With little prospect of a vaccine becoming widely available this year, and faced with unprecedented uncertainty, the OECD has taken the unusual step of presenting two equally likely scenarios, one in which the virus is brought under control, and another in which a second global outbreak hits before the end of 2020.
If a second outbreak occurs triggering a return to lockdowns, world economic output is forecast to plummet 7.6 percent this year, before climbing back 2.8 percent in 2021. At its peak, unemployment in the OECD economies would be more than double the rate prior to the outbreaks, with little recovery in jobs next year.
If a second wave of infections is avoided, global economic activity is expected to fall by 6 percent in 2020 and OECD unemployment to climb to 9.2 percent from 5.4 percent in 2019.
Euro area GDP is expected to plunge by 11.5 percent this year if a second wave breaks out, and by over 9 percent even if a second hit is avoided, while GDP in the United States will take a hit of 8.5 percent and 7.3 percent respectively, and Japan 7.3 percent and 6 percent.
Emerging economies such as Brazil, Russia and South Africa, meanwhile, face particular challenges of strained health systems, adding to the difficulties caused by a collapse in commodity prices, and their economies plunging by 9.1 percent, 10 percent, and 8.2 percent respectively in case of a double hit scenario, and 7.4 percent, 8 percent and 7.5 percent in case of a single hit.
China’s and India’s GDPs will be relatively less affected, with a decrease of 3.7 percent and 7.3 percent respectively in case of a double hit and 2.6 percent and 3.7 percent in case of a single hit.

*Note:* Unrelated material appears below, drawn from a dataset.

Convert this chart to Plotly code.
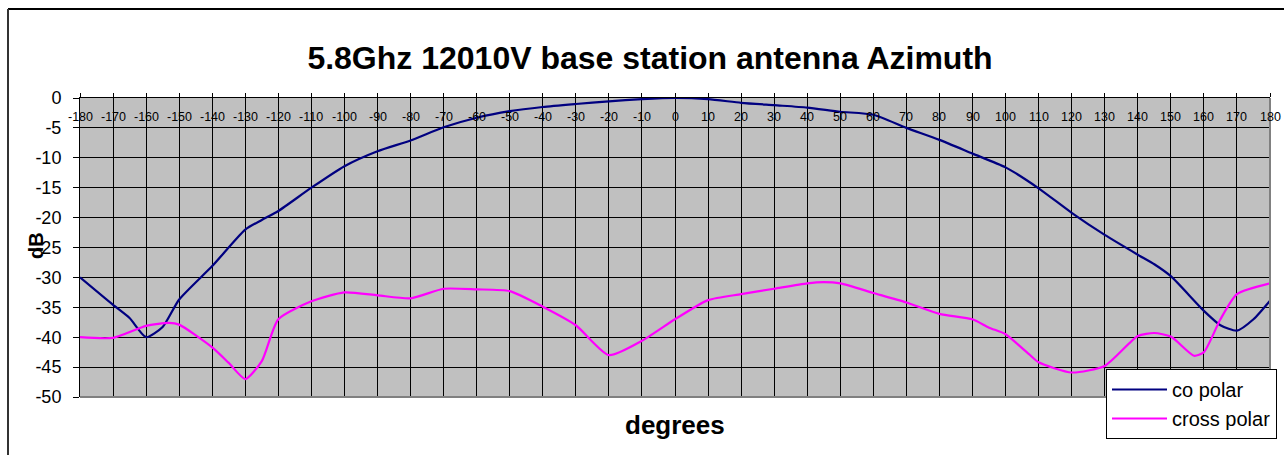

In both scenarios, the recovery, after an initial, rapid resumption of activity, will take a long time to bring output back to pre-pandemic levels, and the crisis will leave long-lasting scars – a fall in living standards, high unemployment and weak investment. Job losses in the most affected sectors, such as tourism, hospitality and entertainment, will particularly hit low-skilled, young, and informal workers, the OECD said.
“Uncertainty is clearly extreme in the current context, but the implications of that for macroeconomic policies are not symmetric. Policy-makers were right not to be too slow to introduce emergency measures, and they should now guard against being too quick to withdraw them,” said OECD Secretary-General Angel Gurria.
“How governments act today will shape the post-COVID world for years to come,” he added.
“This is true not only domestically, where the right policies can foster a resilient, inclusive and sustainable recovery, but also in terms of how countries cooperate to tackle global challenges together,” he said. “International cooperation, a weak point so far in the policy response, can create confidence and have important positive spillover effects.”
The OECD in the report called for stronger international cooperation to help end the pandemic more quickly, speed up economic recovery, and avoid harming the catch-up process of emerging market economies and developing countries.
It also argued for more resilient supply chains, including larger holdings of stocks and more diversification of sources locally and internationally.